◆ **GOAL OF THE EXERCISE**: Wherever a line holds the word "this", copy that line out.

▬▬▬▬▬▬

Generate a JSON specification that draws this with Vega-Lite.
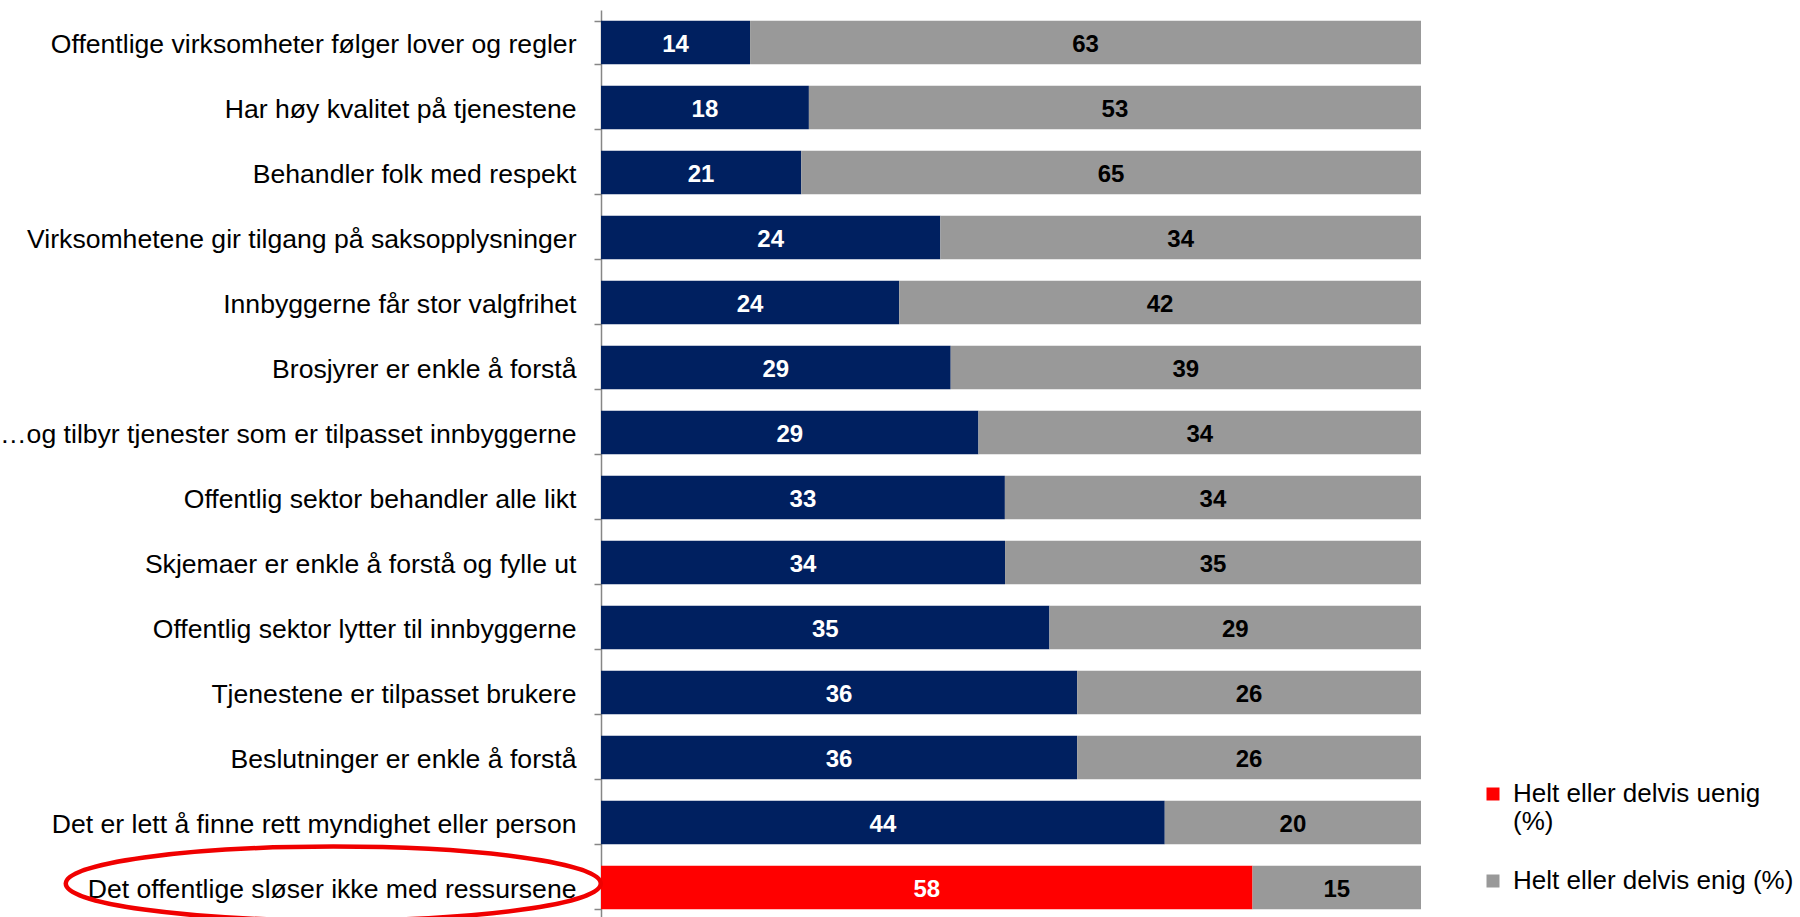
{
  "$schema": "https://vega.github.io/schema/vega-lite/v6.json",
  "autosize": {"type": "none"},
  "padding": {"left": 601, "top": 10, "right": 379, "bottom": 0},
  "width": 820,
  "height": 910,
  "background": "white",
  "config": {"view": {"stroke": null}},
  "data": {
    "values": [
      {"utsagn": "Offentlige virksomheter følger lover og regler", "svar": "Helt eller delvis uenig (%)", "prosent": 14, "markert": false},
      {"utsagn": "Offentlige virksomheter følger lover og regler", "svar": "Helt eller delvis enig (%)", "prosent": 63, "markert": false},
      {"utsagn": "Har høy kvalitet på tjenestene", "svar": "Helt eller delvis uenig (%)", "prosent": 18, "markert": false},
      {"utsagn": "Har høy kvalitet på tjenestene", "svar": "Helt eller delvis enig (%)", "prosent": 53, "markert": false},
      {"utsagn": "Behandler folk med respekt", "svar": "Helt eller delvis uenig (%)", "prosent": 21, "markert": false},
      {"utsagn": "Behandler folk med respekt", "svar": "Helt eller delvis enig (%)", "prosent": 65, "markert": false},
      {"utsagn": "Virksomhetene gir tilgang på saksopplysninger", "svar": "Helt eller delvis uenig (%)", "prosent": 24, "markert": false},
      {"utsagn": "Virksomhetene gir tilgang på saksopplysninger", "svar": "Helt eller delvis enig (%)", "prosent": 34, "markert": false},
      {"utsagn": "Innbyggerne får stor valgfrihet", "svar": "Helt eller delvis uenig (%)", "prosent": 24, "markert": false},
      {"utsagn": "Innbyggerne får stor valgfrihet", "svar": "Helt eller delvis enig (%)", "prosent": 42, "markert": false},
      {"utsagn": "Brosjyrer er enkle å forstå", "svar": "Helt eller delvis uenig (%)", "prosent": 29, "markert": false},
      {"utsagn": "Brosjyrer er enkle å forstå", "svar": "Helt eller delvis enig (%)", "prosent": 39, "markert": false},
      {"utsagn": "…og tilbyr tjenester som er tilpasset innbyggerne", "svar": "Helt eller delvis uenig (%)", "prosent": 29, "markert": false},
      {"utsagn": "…og tilbyr tjenester som er tilpasset innbyggerne", "svar": "Helt eller delvis enig (%)", "prosent": 34, "markert": false},
      {"utsagn": "Offentlig sektor behandler alle likt", "svar": "Helt eller delvis uenig (%)", "prosent": 33, "markert": false},
      {"utsagn": "Offentlig sektor behandler alle likt", "svar": "Helt eller delvis enig (%)", "prosent": 34, "markert": false},
      {"utsagn": "Skjemaer er enkle å forstå og fylle ut", "svar": "Helt eller delvis uenig (%)", "prosent": 34, "markert": false},
      {"utsagn": "Skjemaer er enkle å forstå og fylle ut", "svar": "Helt eller delvis enig (%)", "prosent": 35, "markert": false},
      {"utsagn": "Offentlig sektor lytter til innbyggerne", "svar": "Helt eller delvis uenig (%)", "prosent": 35, "markert": false},
      {"utsagn": "Offentlig sektor lytter til innbyggerne", "svar": "Helt eller delvis enig (%)", "prosent": 29, "markert": false},
      {"utsagn": "Tjenestene er tilpasset brukere", "svar": "Helt eller delvis uenig (%)", "prosent": 36, "markert": false},
      {"utsagn": "Tjenestene er tilpasset brukere", "svar": "Helt eller delvis enig (%)", "prosent": 26, "markert": false},
      {"utsagn": "Beslutninger er enkle å forstå", "svar": "Helt eller delvis uenig (%)", "prosent": 36, "markert": false},
      {"utsagn": "Beslutninger er enkle å forstå", "svar": "Helt eller delvis enig (%)", "prosent": 26, "markert": false},
      {"utsagn": "Det er lett å finne rett myndighet eller person", "svar": "Helt eller delvis uenig (%)", "prosent": 44, "markert": false},
      {"utsagn": "Det er lett å finne rett myndighet eller person", "svar": "Helt eller delvis enig (%)", "prosent": 20, "markert": false},
      {"utsagn": "Det offentlige sløser ikke med ressursene", "svar": "Helt eller delvis uenig (%)", "prosent": 58, "markert": true},
      {"utsagn": "Det offentlige sløser ikke med ressursene", "svar": "Helt eller delvis enig (%)", "prosent": 15, "markert": true}
    ]
  },
  "transform": [
    {"stack": "prosent", "groupby": ["utsagn"], "sort": [{"field": "svar", "order": "descending"}], "offset": "normalize", "as": ["x0", "x1"]},
    {"calculate": "(datum.x0 + datum.x1) / 2", "as": "xmid"}
  ],
  "encoding": {
    "y": {
      "field": "utsagn",
      "type": "nominal",
      "sort": null,
      "title": null,
      "scale": {"paddingInner": 0.33, "paddingOuter": 0.165},
      "axis": {
        "domainColor": "#868686",
        "domainWidth": 1.5,
        "tickColor": "#868686",
        "tickWidth": 1.5,
        "tickSize": 7,
        "tickBand": "extent",
        "labelPadding": 18,
        "labelOffset": 2,
        "labelFont": "Liberation Sans",
        "labelFontSize": 26.6,
        "labelColor": "#000000",
        "labelLimit": 900
      }
    }
  },
  "layer": [
    {
      "mark": {"type": "bar"},
      "encoding": {
        "x": {"field": "x0", "type": "quantitative", "scale": {"domain": [0, 1]}, "axis": null},
        "x2": {"field": "x1"},
        "color": {
          "condition": {"test": "datum.svar === 'Helt eller delvis uenig (%)' && !datum.markert", "value": "#002060"},
          "field": "svar",
          "type": "nominal",
          "scale": {"domain": ["Helt eller delvis uenig (%)", "Helt eller delvis enig (%)"], "range": ["#FF0000", "#999999"]},
          "legend": {
            "title": null,
            "orient": "none",
            "legendX": 879,
            "legendY": 771,
            "padding": 0,
            "symbolType": "square",
            "symbolSize": 169,
            "symbolStrokeWidth": 0,
            "symbolOpacity": 1,
            "labelFont": "Liberation Sans",
            "labelFontSize": 26,
            "labelColor": "#000000",
            "labelLimit": 400,
            "labelOffset": 7,
            "rowPadding": 33,
            "labelExpr": "datum.label === 'Helt eller delvis uenig (%)' ? ['Helt eller delvis uenig', '(%)'] : datum.label"
          }
        }
      }
    },
    {
      "mark": {"type": "text", "font": "Liberation Sans", "fontWeight": "bold", "fontSize": 24, "baseline": "middle", "align": "center", "dy": 2},
      "encoding": {
        "x": {"field": "xmid", "type": "quantitative"},
        "text": {"field": "prosent", "type": "quantitative"},
        "color": {"condition": {"test": "datum.svar === 'Helt eller delvis enig (%)'", "value": "#000000"}, "value": "#FFFFFF"}
      }
    },
    {
      "transform": [{"filter": "datum.markert && datum.svar === 'Helt eller delvis uenig (%)'"}],
      "mark": {
        "type": "point",
        "shape": "M -1 0 A 1 0.138 0 1 1 1 0 A 1 0.138 0 1 1 -1 0 Z",
        "filled": false,
        "stroke": "#F00000",
        "strokeWidth": 4.5,
        "opacity": 1,
        "size": 286225,
        "yOffset": -4
      },
      "encoding": {
        "x": {"datum": -0.3265, "type": "quantitative"}
      }
    }
  ]
}
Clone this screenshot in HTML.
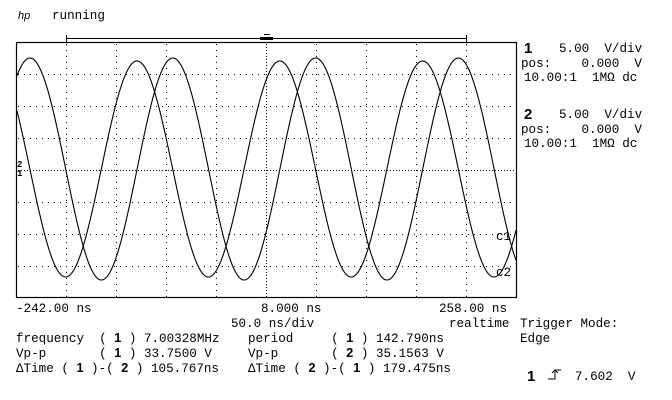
<!DOCTYPE html>
<html><head><meta charset="utf-8"><style>
html,body{margin:0;padding:0;background:#fff}
svg{display:block}
text{font-family:"Liberation Mono",monospace;font-size:12.6px;fill:#000;white-space:pre}
.b{font-family:"Liberation Sans",sans-serif;font-weight:bold;font-size:15px}
.bs{font-family:"Liberation Sans",sans-serif;font-weight:bold;font-size:12.6px}
</style></head><body>
<svg width="672" height="400" viewBox="0 0 672 400" xmlns="http://www.w3.org/2000/svg" xml:space="preserve">
<rect width="672" height="400" fill="#fff"/>
<text x="18" y="19" font-style="italic" style="font-family:'Liberation Sans',sans-serif;font-size:11px">hp</text>
<text x="52" y="19">running</text>
<line x1="66" y1="38.5" x2="466" y2="38.5" stroke="#000"/>
<line x1="66.5" y1="35" x2="66.5" y2="42" stroke="#000"/>
<line x1="466.5" y1="35" x2="466.5" y2="42" stroke="#000"/>
<rect x="260" y="37" width="13" height="3" fill="#000"/>
<line x1="264" y1="34.5" x2="270" y2="34.5" stroke="#000"/>
<g stroke="#000" stroke-width="1" stroke-dasharray="1,5">
<line x1="66.5" y1="44" x2="66.5" y2="297"/><line x1="116.5" y1="44" x2="116.5" y2="297"/>
<line x1="166.5" y1="44" x2="166.5" y2="297"/><line x1="216.5" y1="44" x2="216.5" y2="297"/>
<line x1="316.5" y1="44" x2="316.5" y2="297"/><line x1="366.5" y1="44" x2="366.5" y2="297"/>
<line x1="416.5" y1="44" x2="416.5" y2="297"/><line x1="466.5" y1="44" x2="466.5" y2="297"/>
<line x1="18" y1="74.5" x2="516" y2="74.5"/><line x1="18" y1="106.5" x2="516" y2="106.5"/>
<line x1="18" y1="138.5" x2="516" y2="138.5"/><line x1="18" y1="202.5" x2="516" y2="202.5"/>
<line x1="18" y1="234.5" x2="516" y2="234.5"/><line x1="18" y1="266.5" x2="516" y2="266.5"/>
</g>
<g stroke="#000" stroke-width="1" stroke-dasharray="1,2">
<line x1="266.5" y1="44" x2="266.5" y2="297"/>
<line x1="18" y1="170.5" x2="516" y2="170.5"/>
</g>
<rect x="16.5" y="42.5" width="500" height="255" fill="none" stroke="#000" stroke-width="1.2"/>
<path id="p" fill="none" stroke="#000" stroke-width="1.1" d=""/>
<path id="q" fill="none" stroke="#000" stroke-width="1.1" d=""/>
<text x="17" y="167" style="font-size:9px;font-weight:bold">2</text>
<text x="17" y="176" style="font-size:9px;font-weight:bold">1</text>
<text x="496" y="240">c1</text>
<text x="496" y="276">c2</text>
<text x="524" y="53" class="b">1</text>
<text x="559" y="52">5.00  V/div</text>
<text x="521" y="67">pos:    0.000  V</text>
<text x="524" y="81">10.00:1  1MΩ dc</text>
<text x="524" y="119" class="b">2</text>
<text x="559" y="118">5.00  V/div</text>
<text x="521" y="133">pos:    0.000  V</text>
<text x="524" y="147">10.00:1  1MΩ dc</text>
<text x="16" y="312">-242.00 ns</text>
<text x="261" y="312">8.000 ns</text>
<text x="439" y="312">258.00 ns</text>
<text x="231" y="327">50.0 ns/div</text>
<text x="449" y="327">realtime</text>
<text x="520" y="327">Trigger Mode:</text>
<text x="520" y="342">Edge</text>
<text x="16" y="342">frequency  ( <tspan class="bs">1</tspan> ) 7.00328MHz</text>
<text x="248" y="342">period     ( <tspan class="bs">1</tspan> ) 142.790ns</text>
<text x="16" y="357">Vp-p       ( <tspan class="bs">1</tspan> ) 33.7500 V</text>
<text x="248" y="357">Vp-p       ( <tspan class="bs">2</tspan> ) 35.1563 V</text>
<text x="16" y="372">ΔTime ( <tspan class="bs">1</tspan> )-( <tspan class="bs">2</tspan> ) 105.767ns</text>
<text x="248" y="372">ΔTime ( <tspan class="bs">2</tspan> )-( <tspan class="bs">1</tspan> ) 179.475ns</text>
<text x="527" y="381" class="b">1</text>
<path d="M548 379 H555 V370 H561 M555 370 l-3 3 M555 370 l3 3" fill="none" stroke="#000"/>
<text x="575" y="380">7.602  V</text>
</svg>
<script>
function mk(id,peak,amp){var d="",T=142.8;for(var x=17;x<=516;x+=0.5){var y=169-amp*Math.cos(2*Math.PI*(x-peak)/T);d+=(x==17?"M":"L")+x+" "+y.toFixed(2)+" ";}document.getElementById(id).setAttribute("d",d);}
mk("p",30,111);mk("q",137,108);
</script>
</body></html>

▬▬▬▬▬▬

◆ **PROBLEM SOLUTION**:
Generate a JSON specification that draws this with Vega-Lite.
Clone this screenshot in HTML.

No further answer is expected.